# START OF Working data

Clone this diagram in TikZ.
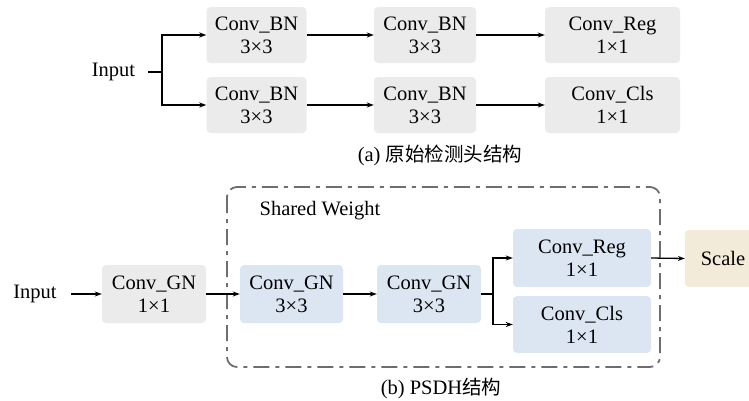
\documentclass[tikz,border=0pt]{standalone}
\usepackage{fontspec}
\newfontfamily\tnr{Liberation Serif}
\newfontfamily\cjk{Noto Sans CJK SC}
\usetikzlibrary{arrows.meta}
\definecolor{boxgray}{HTML}{EBEBEB}
\definecolor{boxblue}{HTML}{DCE6F3}
\definecolor{boxbeige}{HTML}{F3EBDA}
\definecolor{dashgray}{HTML}{6E6E6E}
\tikzset{
  blk/.style={rounded corners=4pt, inner sep=0pt, align=center, font=\tnr\fontsize{20.5}{23}\selectfont},
  graybox/.style={blk, fill=boxgray},
  bluebox/.style={blk, fill=boxblue},
  beigebox/.style={blk, fill=boxbeige},
  lbl/.style={inner sep=0pt, font=\tnr\fontsize{20.5}{23}\selectfont},
  arr/.style={line width=1.3pt, -{Stealth[length=7pt,width=5pt]}},
  ln/.style={line width=1.3pt},
  dashbox/.style={draw=dashgray, line width=1.8pt, rounded corners=10pt, dash pattern=on 16pt off 6pt on 4pt off 6pt}
}
\begin{document}
\begin{tikzpicture}[x=1pt,y=-1pt]
\useasboundingbox (0,0) rectangle (749,400);
\clip (0,0) rectangle (749,400);
% ---------- (a) ----------
\node[lbl] (ina) at (113.5,72) {Input};
\node[graybox, minimum width=100pt, minimum height=56pt] (a11) at (256.5,35) {Conv\_BN\\3×3};
\node[graybox, minimum width=102pt, minimum height=56pt] (a12) at (425,35) {Conv\_BN\\3×3};
\node[graybox, minimum width=135pt, minimum height=56pt] (a13) at (612.5,35) {Conv\_Reg\\1×1};
\node[graybox, minimum width=100pt, minimum height=56pt] (a21) at (256.5,105) {Conv\_BN\\3×3};
\node[graybox, minimum width=102pt, minimum height=56pt] (a22) at (425,105) {Conv\_BN\\3×3};
\node[graybox, minimum width=135pt, minimum height=56pt] (a23) at (612.5,105) {Conv\_Cls\\1×1};
\coordinate (sa) at (162,72);
\draw[ln] ([xshift=13pt]ina.east) -- (sa);
\draw[arr] (sa) |- (a11.west);
\draw[arr] (sa) |- (a21.west);
\draw[arr] (a11) -- (a12);
\draw[arr] (a12) -- (a13);
\draw[arr] (a21) -- (a22);
\draw[arr] (a22) -- (a23);
\node[lbl] (capa) at (440,155) {(a) {\cjk\fontsize{19.5}{23}\selectfont 原始检测头结构}};
% ---------- (b) ----------
\draw[dashbox] (227,187) rectangle (660,367);
\node[lbl] (sw) at (320,211) {Shared Weight};
\node[lbl] (inb) at (35,294) {Input};
\node[graybox, minimum width=104pt, minimum height=58pt] (g1) at (154,294) {Conv\_GN\\1×1};
\node[bluebox, minimum width=103pt, minimum height=58pt] (g2) at (291.5,294) {Conv\_GN\\3×3};
\node[bluebox, minimum width=104pt, minimum height=58pt] (g3) at (429,294) {Conv\_GN\\3×3};
\node[bluebox, minimum width=138pt, minimum height=58pt] (reg) at (582,258) {Conv\_Reg\\1×1};
\node[bluebox, minimum width=138pt, minimum height=57pt] (cls) at (582,324.5) {Conv\_Cls\\1×1};
\node[beigebox, minimum width=76pt, minimum height=57pt, text width=76pt] (scale) at (723,258.5) {Scale};
\draw[arr] ([xshift=14pt]inb.east) -- (g1.west);
\draw[arr] (g1) -- (g2);
\draw[arr] (g2) -- (g3);
\coordinate (sb) at (493,294);
\draw[ln] (g3.east) -- (sb);
\draw[arr] (sb) |- (reg.west);
\draw[arr] (sb) |- (cls.west);
\draw[arr] (reg.east) -- (scale.west);
\node[lbl] (capb) at (441,388) {(b) PSDH{\cjk\fontsize{19.5}{23}\selectfont 结构}};
\end{tikzpicture}
\end{document}
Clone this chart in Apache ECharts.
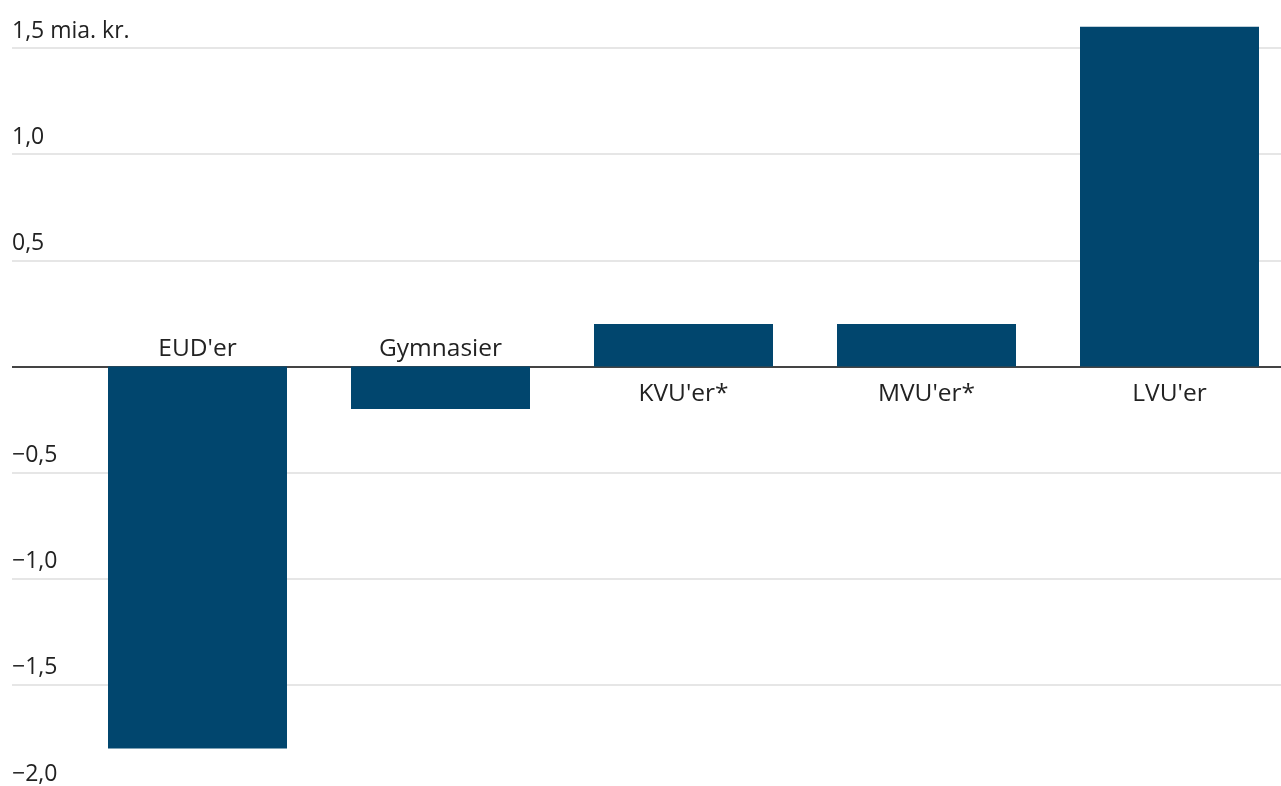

# END OF Working data

# [Set task]
Leave out the pictures and repeat everything else in the records exactly.

# [Written response]
Clone this diagram in TikZ.
\documentclass[tikz,border=0pt]{standalone}
\usepackage{fontspec}
\newfontfamily\tnr{Liberation Serif}
\newfontfamily\cjk{Noto Sans CJK SC}
\usetikzlibrary{arrows.meta}
\definecolor{boxgray}{HTML}{EBEBEB}
\definecolor{boxblue}{HTML}{DCE6F3}
\definecolor{boxbeige}{HTML}{F3EBDA}
\definecolor{dashgray}{HTML}{6E6E6E}
\tikzset{
  blk/.style={rounded corners=4pt, inner sep=0pt, align=center, font=\tnr\fontsize{20.5}{23}\selectfont},
  graybox/.style={blk, fill=boxgray},
  bluebox/.style={blk, fill=boxblue},
  beigebox/.style={blk, fill=boxbeige},
  lbl/.style={inner sep=0pt, font=\tnr\fontsize{20.5}{23}\selectfont},
  arr/.style={line width=1.3pt, -{Stealth[length=7pt,width=5pt]}},
  ln/.style={line width=1.3pt},
  dashbox/.style={draw=dashgray, line width=1.8pt, rounded corners=10pt, dash pattern=on 16pt off 6pt on 4pt off 6pt}
}
\begin{document}
\begin{tikzpicture}[x=1pt,y=-1pt]
\useasboundingbox (0,0) rectangle (749,400);
\clip (0,0) rectangle (749,400);
% ---------- (a) ----------
\node[lbl] (ina) at (113.5,72) {Input};
\node[graybox, minimum width=100pt, minimum height=56pt] (a11) at (256.5,35) {Conv\_BN\\3×3};
\node[graybox, minimum width=102pt, minimum height=56pt] (a12) at (425,35) {Conv\_BN\\3×3};
\node[graybox, minimum width=135pt, minimum height=56pt] (a13) at (612.5,35) {Conv\_Reg\\1×1};
\node[graybox, minimum width=100pt, minimum height=56pt] (a21) at (256.5,105) {Conv\_BN\\3×3};
\node[graybox, minimum width=102pt, minimum height=56pt] (a22) at (425,105) {Conv\_BN\\3×3};
\node[graybox, minimum width=135pt, minimum height=56pt] (a23) at (612.5,105) {Conv\_Cls\\1×1};
\coordinate (sa) at (162,72);
\draw[ln] ([xshift=13pt]ina.east) -- (sa);
\draw[arr] (sa) |- (a11.west);
\draw[arr] (sa) |- (a21.west);
\draw[arr] (a11) -- (a12);
\draw[arr] (a12) -- (a13);
\draw[arr] (a21) -- (a22);
\draw[arr] (a22) -- (a23);
\node[lbl] (capa) at (440,155) {(a) {\cjk\fontsize{19.5}{23}\selectfont 原始检测头结构}};
% ---------- (b) ----------
\draw[dashbox] (227,187) rectangle (660,367);
\node[lbl] (sw) at (320,211) {Shared Weight};
\node[lbl] (inb) at (35,294) {Input};
\node[graybox, minimum width=104pt, minimum height=58pt] (g1) at (154,294) {Conv\_GN\\1×1};
\node[bluebox, minimum width=103pt, minimum height=58pt] (g2) at (291.5,294) {Conv\_GN\\3×3};
\node[bluebox, minimum width=104pt, minimum height=58pt] (g3) at (429,294) {Conv\_GN\\3×3};
\node[bluebox, minimum width=138pt, minimum height=58pt] (reg) at (582,258) {Conv\_Reg\\1×1};
\node[bluebox, minimum width=138pt, minimum height=57pt] (cls) at (582,324.5) {Conv\_Cls\\1×1};
\node[beigebox, minimum width=76pt, minimum height=57pt, text width=76pt] (scale) at (723,258.5) {Scale};
\draw[arr] ([xshift=14pt]inb.east) -- (g1.west);
\draw[arr] (g1) -- (g2);
\draw[arr] (g2) -- (g3);
\coordinate (sb) at (493,294);
\draw[ln] (g3.east) -- (sb);
\draw[arr] (sb) |- (reg.west);
\draw[arr] (sb) |- (cls.west);
\draw[arr] (reg.east) -- (scale.west);
\node[lbl] (capb) at (441,388) {(b) PSDH{\cjk\fontsize{19.5}{23}\selectfont 结构}};
\end{tikzpicture}
\end{document}
Clone this chart in Apache ECharts.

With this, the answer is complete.